**PROBLEM DESCRIPTION**
Quote every line as written. Omit pictures.

Begin SUPPLIED DATA

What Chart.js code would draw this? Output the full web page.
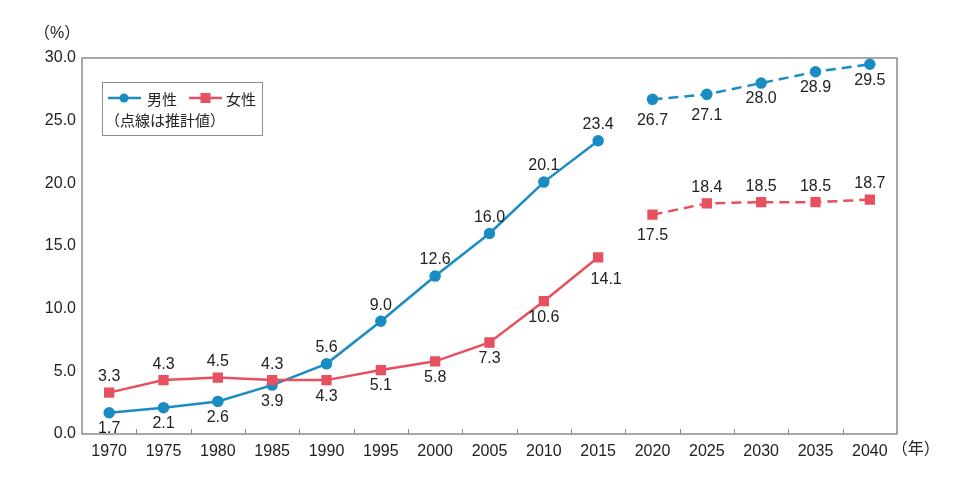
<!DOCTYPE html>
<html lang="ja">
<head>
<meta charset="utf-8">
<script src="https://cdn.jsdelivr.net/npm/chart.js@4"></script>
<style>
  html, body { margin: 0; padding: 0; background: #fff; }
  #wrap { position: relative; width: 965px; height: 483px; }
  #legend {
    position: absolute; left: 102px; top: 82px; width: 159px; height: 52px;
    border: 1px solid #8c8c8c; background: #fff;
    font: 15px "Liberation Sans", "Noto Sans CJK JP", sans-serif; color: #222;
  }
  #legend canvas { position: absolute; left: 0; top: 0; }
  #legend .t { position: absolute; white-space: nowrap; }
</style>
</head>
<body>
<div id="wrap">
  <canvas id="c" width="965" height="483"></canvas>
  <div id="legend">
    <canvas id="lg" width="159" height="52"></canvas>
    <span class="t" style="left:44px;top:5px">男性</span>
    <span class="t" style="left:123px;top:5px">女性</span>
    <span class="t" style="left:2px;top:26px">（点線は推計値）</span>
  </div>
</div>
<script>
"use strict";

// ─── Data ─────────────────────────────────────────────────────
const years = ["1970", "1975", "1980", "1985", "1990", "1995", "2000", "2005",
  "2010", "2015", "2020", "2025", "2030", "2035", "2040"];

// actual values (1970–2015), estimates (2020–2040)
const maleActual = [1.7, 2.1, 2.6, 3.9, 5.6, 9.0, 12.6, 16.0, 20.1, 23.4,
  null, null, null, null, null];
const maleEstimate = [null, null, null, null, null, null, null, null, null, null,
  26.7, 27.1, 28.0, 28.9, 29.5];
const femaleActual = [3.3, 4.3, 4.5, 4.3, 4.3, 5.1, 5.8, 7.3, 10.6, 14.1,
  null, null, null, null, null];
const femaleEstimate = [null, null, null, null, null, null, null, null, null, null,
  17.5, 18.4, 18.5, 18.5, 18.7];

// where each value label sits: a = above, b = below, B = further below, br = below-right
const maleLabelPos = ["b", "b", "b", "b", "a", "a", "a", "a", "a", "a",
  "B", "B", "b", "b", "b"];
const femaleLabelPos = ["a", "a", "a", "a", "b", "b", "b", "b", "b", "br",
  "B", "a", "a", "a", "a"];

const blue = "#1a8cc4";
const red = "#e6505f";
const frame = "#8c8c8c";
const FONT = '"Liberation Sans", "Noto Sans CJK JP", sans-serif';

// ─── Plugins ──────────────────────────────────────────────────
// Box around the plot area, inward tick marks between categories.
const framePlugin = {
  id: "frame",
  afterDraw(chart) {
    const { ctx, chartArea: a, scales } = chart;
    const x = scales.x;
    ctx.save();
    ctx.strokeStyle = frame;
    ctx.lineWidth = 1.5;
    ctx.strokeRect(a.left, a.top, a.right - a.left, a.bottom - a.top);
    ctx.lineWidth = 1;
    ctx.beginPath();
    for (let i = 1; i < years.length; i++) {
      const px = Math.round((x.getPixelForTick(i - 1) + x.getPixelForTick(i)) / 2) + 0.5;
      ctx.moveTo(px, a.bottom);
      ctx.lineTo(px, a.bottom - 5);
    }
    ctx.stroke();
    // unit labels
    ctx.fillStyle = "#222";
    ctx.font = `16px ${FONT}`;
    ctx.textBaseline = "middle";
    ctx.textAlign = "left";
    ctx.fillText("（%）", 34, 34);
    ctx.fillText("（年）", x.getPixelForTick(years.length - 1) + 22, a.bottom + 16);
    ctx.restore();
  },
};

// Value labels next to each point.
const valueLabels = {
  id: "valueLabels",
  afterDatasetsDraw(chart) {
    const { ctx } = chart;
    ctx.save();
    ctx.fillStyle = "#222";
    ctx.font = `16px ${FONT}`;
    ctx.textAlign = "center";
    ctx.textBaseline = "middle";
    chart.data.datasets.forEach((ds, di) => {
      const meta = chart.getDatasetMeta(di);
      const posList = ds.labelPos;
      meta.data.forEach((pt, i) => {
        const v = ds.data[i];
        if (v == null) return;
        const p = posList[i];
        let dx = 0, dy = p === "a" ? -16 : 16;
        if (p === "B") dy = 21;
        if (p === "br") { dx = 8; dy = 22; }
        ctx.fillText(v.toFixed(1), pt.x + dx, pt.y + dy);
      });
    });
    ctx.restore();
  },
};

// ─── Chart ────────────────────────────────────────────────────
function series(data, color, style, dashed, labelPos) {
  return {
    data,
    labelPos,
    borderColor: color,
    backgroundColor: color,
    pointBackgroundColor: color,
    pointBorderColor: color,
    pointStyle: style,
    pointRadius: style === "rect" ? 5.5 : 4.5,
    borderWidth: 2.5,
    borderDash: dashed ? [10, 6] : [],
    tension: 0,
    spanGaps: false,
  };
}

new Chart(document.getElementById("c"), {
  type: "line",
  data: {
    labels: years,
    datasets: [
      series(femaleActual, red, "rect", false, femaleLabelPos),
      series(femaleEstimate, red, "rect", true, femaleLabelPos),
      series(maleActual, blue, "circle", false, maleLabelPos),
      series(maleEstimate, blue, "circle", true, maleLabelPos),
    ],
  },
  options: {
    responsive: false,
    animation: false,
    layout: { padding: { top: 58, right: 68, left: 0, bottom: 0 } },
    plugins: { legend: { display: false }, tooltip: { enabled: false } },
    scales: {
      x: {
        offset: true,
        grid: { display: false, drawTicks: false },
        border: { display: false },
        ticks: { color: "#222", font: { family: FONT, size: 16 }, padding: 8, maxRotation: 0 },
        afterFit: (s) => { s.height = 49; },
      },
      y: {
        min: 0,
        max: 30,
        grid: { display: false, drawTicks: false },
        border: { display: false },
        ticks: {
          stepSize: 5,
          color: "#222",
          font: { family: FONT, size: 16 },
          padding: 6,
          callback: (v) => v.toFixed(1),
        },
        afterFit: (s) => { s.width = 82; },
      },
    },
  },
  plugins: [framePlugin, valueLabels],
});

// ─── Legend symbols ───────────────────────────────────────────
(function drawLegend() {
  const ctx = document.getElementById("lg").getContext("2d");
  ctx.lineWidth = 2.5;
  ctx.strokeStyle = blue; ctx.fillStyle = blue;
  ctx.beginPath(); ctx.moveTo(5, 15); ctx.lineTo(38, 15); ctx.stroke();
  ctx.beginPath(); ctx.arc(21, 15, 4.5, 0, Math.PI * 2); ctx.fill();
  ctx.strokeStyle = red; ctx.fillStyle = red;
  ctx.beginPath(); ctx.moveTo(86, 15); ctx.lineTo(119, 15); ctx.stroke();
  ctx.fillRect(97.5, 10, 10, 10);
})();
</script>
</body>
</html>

End SUPPLIED DATA

**SOLVED EXERCISE**
What Chart.js code would draw this? Output the full web page.
<!DOCTYPE html>
<html lang="ja">
<head>
<meta charset="utf-8">
<script src="https://cdn.jsdelivr.net/npm/chart.js@4"></script>
<style>
  html, body { margin: 0; padding: 0; background: #fff; }
  #wrap { position: relative; width: 965px; height: 483px; }
  #legend {
    position: absolute; left: 102px; top: 82px; width: 159px; height: 52px;
    border: 1px solid #8c8c8c; background: #fff;
    font: 15px "Liberation Sans", "Noto Sans CJK JP", sans-serif; color: #222;
  }
  #legend canvas { position: absolute; left: 0; top: 0; }
  #legend .t { position: absolute; white-space: nowrap; }
</style>
</head>
<body>
<div id="wrap">
  <canvas id="c" width="965" height="483"></canvas>
  <div id="legend">
    <canvas id="lg" width="159" height="52"></canvas>
    <span class="t" style="left:44px;top:5px">男性</span>
    <span class="t" style="left:123px;top:5px">女性</span>
    <span class="t" style="left:2px;top:26px">（点線は推計値）</span>
  </div>
</div>
<script>
"use strict";

// ─── Data ─────────────────────────────────────────────────────
const years = ["1970", "1975", "1980", "1985", "1990", "1995", "2000", "2005",
  "2010", "2015", "2020", "2025", "2030", "2035", "2040"];

// actual values (1970–2015), estimates (2020–2040)
const maleActual = [1.7, 2.1, 2.6, 3.9, 5.6, 9.0, 12.6, 16.0, 20.1, 23.4,
  null, null, null, null, null];
const maleEstimate = [null, null, null, null, null, null, null, null, null, null,
  26.7, 27.1, 28.0, 28.9, 29.5];
const femaleActual = [3.3, 4.3, 4.5, 4.3, 4.3, 5.1, 5.8, 7.3, 10.6, 14.1,
  null, null, null, null, null];
const femaleEstimate = [null, null, null, null, null, null, null, null, null, null,
  17.5, 18.4, 18.5, 18.5, 18.7];

// where each value label sits: a = above, b = below, B = further below, br = below-right
const maleLabelPos = ["b", "b", "b", "b", "a", "a", "a", "a", "a", "a",
  "B", "B", "b", "b", "b"];
const femaleLabelPos = ["a", "a", "a", "a", "b", "b", "b", "b", "b", "br",
  "B", "a", "a", "a", "a"];

const blue = "#1a8cc4";
const red = "#e6505f";
const frame = "#8c8c8c";
const FONT = '"Liberation Sans", "Noto Sans CJK JP", sans-serif';

// ─── Plugins ──────────────────────────────────────────────────
// Box around the plot area, inward tick marks between categories.
const framePlugin = {
  id: "frame",
  afterDraw(chart) {
    const { ctx, chartArea: a, scales } = chart;
    const x = scales.x;
    ctx.save();
    ctx.strokeStyle = frame;
    ctx.lineWidth = 1.5;
    ctx.strokeRect(a.left, a.top, a.right - a.left, a.bottom - a.top);
    ctx.lineWidth = 1;
    ctx.beginPath();
    for (let i = 1; i < years.length; i++) {
      const px = Math.round((x.getPixelForTick(i - 1) + x.getPixelForTick(i)) / 2) + 0.5;
      ctx.moveTo(px, a.bottom);
      ctx.lineTo(px, a.bottom - 5);
    }
    ctx.stroke();
    // unit labels
    ctx.fillStyle = "#222";
    ctx.font = `16px ${FONT}`;
    ctx.textBaseline = "middle";
    ctx.textAlign = "left";
    ctx.fillText("（%）", 34, 34);
    ctx.fillText("（年）", x.getPixelForTick(years.length - 1) + 22, a.bottom + 16);
    ctx.restore();
  },
};

// Value labels next to each point.
const valueLabels = {
  id: "valueLabels",
  afterDatasetsDraw(chart) {
    const { ctx } = chart;
    ctx.save();
    ctx.fillStyle = "#222";
    ctx.font = `16px ${FONT}`;
    ctx.textAlign = "center";
    ctx.textBaseline = "middle";
    chart.data.datasets.forEach((ds, di) => {
      const meta = chart.getDatasetMeta(di);
      const posList = ds.labelPos;
      meta.data.forEach((pt, i) => {
        const v = ds.data[i];
        if (v == null) return;
        const p = posList[i];
        let dx = 0, dy = p === "a" ? -16 : 16;
        if (p === "B") dy = 21;
        if (p === "br") { dx = 8; dy = 22; }
        ctx.fillText(v.toFixed(1), pt.x + dx, pt.y + dy);
      });
    });
    ctx.restore();
  },
};

// ─── Chart ────────────────────────────────────────────────────
function series(data, color, style, dashed, labelPos) {
  return {
    data,
    labelPos,
    borderColor: color,
    backgroundColor: color,
    pointBackgroundColor: color,
    pointBorderColor: color,
    pointStyle: style,
    pointRadius: style === "rect" ? 5.5 : 4.5,
    borderWidth: 2.5,
    borderDash: dashed ? [10, 6] : [],
    tension: 0,
    spanGaps: false,
  };
}

new Chart(document.getElementById("c"), {
  type: "line",
  data: {
    labels: years,
    datasets: [
      series(femaleActual, red, "rect", false, femaleLabelPos),
      series(femaleEstimate, red, "rect", true, femaleLabelPos),
      series(maleActual, blue, "circle", false, maleLabelPos),
      series(maleEstimate, blue, "circle", true, maleLabelPos),
    ],
  },
  options: {
    responsive: false,
    animation: false,
    layout: { padding: { top: 58, right: 68, left: 0, bottom: 0 } },
    plugins: { legend: { display: false }, tooltip: { enabled: false } },
    scales: {
      x: {
        offset: true,
        grid: { display: false, drawTicks: false },
        border: { display: false },
        ticks: { color: "#222", font: { family: FONT, size: 16 }, padding: 8, maxRotation: 0 },
        afterFit: (s) => { s.height = 49; },
      },
      y: {
        min: 0,
        max: 30,
        grid: { display: false, drawTicks: false },
        border: { display: false },
        ticks: {
          stepSize: 5,
          color: "#222",
          font: { family: FONT, size: 16 },
          padding: 6,
          callback: (v) => v.toFixed(1),
        },
        afterFit: (s) => { s.width = 82; },
      },
    },
  },
  plugins: [framePlugin, valueLabels],
});

// ─── Legend symbols ───────────────────────────────────────────
(function drawLegend() {
  const ctx = document.getElementById("lg").getContext("2d");
  ctx.lineWidth = 2.5;
  ctx.strokeStyle = blue; ctx.fillStyle = blue;
  ctx.beginPath(); ctx.moveTo(5, 15); ctx.lineTo(38, 15); ctx.stroke();
  ctx.beginPath(); ctx.arc(21, 15, 4.5, 0, Math.PI * 2); ctx.fill();
  ctx.strokeStyle = red; ctx.fillStyle = red;
  ctx.beginPath(); ctx.moveTo(86, 15); ctx.lineTo(119, 15); ctx.stroke();
  ctx.fillRect(97.5, 10, 10, 10);
})();
</script>
</body>
</html>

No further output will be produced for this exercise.